Exercise brief => Restate word for word the lines that begin the listing and end with the line holding "boundaries = [y".

Recorded information =>
********************

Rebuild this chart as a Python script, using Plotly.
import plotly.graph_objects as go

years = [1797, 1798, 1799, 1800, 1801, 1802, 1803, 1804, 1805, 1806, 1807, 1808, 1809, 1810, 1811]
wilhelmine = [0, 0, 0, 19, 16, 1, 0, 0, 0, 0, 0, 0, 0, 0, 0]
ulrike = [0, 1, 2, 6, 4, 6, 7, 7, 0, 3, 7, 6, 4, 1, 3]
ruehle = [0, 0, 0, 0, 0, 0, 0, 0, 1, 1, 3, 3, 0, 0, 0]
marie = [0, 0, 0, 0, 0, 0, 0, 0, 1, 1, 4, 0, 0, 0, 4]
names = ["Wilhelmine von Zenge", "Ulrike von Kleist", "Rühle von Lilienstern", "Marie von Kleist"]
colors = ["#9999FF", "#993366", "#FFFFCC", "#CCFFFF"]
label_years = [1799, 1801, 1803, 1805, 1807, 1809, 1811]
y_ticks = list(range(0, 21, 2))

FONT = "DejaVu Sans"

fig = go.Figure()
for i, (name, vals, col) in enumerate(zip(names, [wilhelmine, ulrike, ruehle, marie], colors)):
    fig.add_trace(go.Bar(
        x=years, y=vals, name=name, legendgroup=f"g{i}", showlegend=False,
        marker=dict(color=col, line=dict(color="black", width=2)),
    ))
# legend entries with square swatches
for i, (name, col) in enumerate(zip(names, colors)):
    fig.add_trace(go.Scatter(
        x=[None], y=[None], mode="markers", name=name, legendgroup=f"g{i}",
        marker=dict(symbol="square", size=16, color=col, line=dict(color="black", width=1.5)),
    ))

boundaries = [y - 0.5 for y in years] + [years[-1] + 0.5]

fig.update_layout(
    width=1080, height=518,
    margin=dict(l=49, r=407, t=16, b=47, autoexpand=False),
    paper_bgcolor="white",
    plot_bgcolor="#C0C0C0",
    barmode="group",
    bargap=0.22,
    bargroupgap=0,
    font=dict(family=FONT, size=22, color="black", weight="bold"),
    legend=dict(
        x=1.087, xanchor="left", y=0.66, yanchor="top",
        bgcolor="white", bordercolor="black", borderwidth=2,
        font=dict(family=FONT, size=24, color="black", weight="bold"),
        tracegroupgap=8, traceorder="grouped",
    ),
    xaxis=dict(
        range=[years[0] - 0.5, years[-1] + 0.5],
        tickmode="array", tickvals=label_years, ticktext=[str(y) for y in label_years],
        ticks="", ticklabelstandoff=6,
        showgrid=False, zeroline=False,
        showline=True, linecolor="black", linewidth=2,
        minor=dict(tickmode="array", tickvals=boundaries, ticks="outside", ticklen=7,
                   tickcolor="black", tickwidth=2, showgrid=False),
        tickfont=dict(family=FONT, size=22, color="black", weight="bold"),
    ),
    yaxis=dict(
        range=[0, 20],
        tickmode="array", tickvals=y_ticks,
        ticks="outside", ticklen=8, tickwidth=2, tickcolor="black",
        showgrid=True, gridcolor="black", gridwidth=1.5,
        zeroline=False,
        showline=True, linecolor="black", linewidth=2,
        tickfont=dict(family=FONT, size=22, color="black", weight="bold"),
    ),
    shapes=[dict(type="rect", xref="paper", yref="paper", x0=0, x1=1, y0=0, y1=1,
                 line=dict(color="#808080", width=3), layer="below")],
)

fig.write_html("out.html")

********************

Exercise solution =>
Rebuild this chart as a Python script, using Plotly.
import plotly.graph_objects as go

years = [1797, 1798, 1799, 1800, 1801, 1802, 1803, 1804, 1805, 1806, 1807, 1808, 1809, 1810, 1811]
wilhelmine = [0, 0, 0, 19, 16, 1, 0, 0, 0, 0, 0, 0, 0, 0, 0]
ulrike = [0, 1, 2, 6, 4, 6, 7, 7, 0, 3, 7, 6, 4, 1, 3]
ruehle = [0, 0, 0, 0, 0, 0, 0, 0, 1, 1, 3, 3, 0, 0, 0]
marie = [0, 0, 0, 0, 0, 0, 0, 0, 1, 1, 4, 0, 0, 0, 4]
names = ["Wilhelmine von Zenge", "Ulrike von Kleist", "Rühle von Lilienstern", "Marie von Kleist"]
colors = ["#9999FF", "#993366", "#FFFFCC", "#CCFFFF"]
label_years = [1799, 1801, 1803, 1805, 1807, 1809, 1811]
y_ticks = list(range(0, 21, 2))

FONT = "DejaVu Sans"

fig = go.Figure()
for i, (name, vals, col) in enumerate(zip(names, [wilhelmine, ulrike, ruehle, marie], colors)):
    fig.add_trace(go.Bar(
        x=years, y=vals, name=name, legendgroup=f"g{i}", showlegend=False,
        marker=dict(color=col, line=dict(color="black", width=2)),
    ))
# legend entries with square swatches
for i, (name, col) in enumerate(zip(names, colors)):
    fig.add_trace(go.Scatter(
        x=[None], y=[None], mode="markers", name=name, legendgroup=f"g{i}",
        marker=dict(symbol="square", size=16, color=col, line=dict(color="black", width=1.5)),
    ))

boundaries = [y - 0.5 for y in years] + [years[-1] + 0.5]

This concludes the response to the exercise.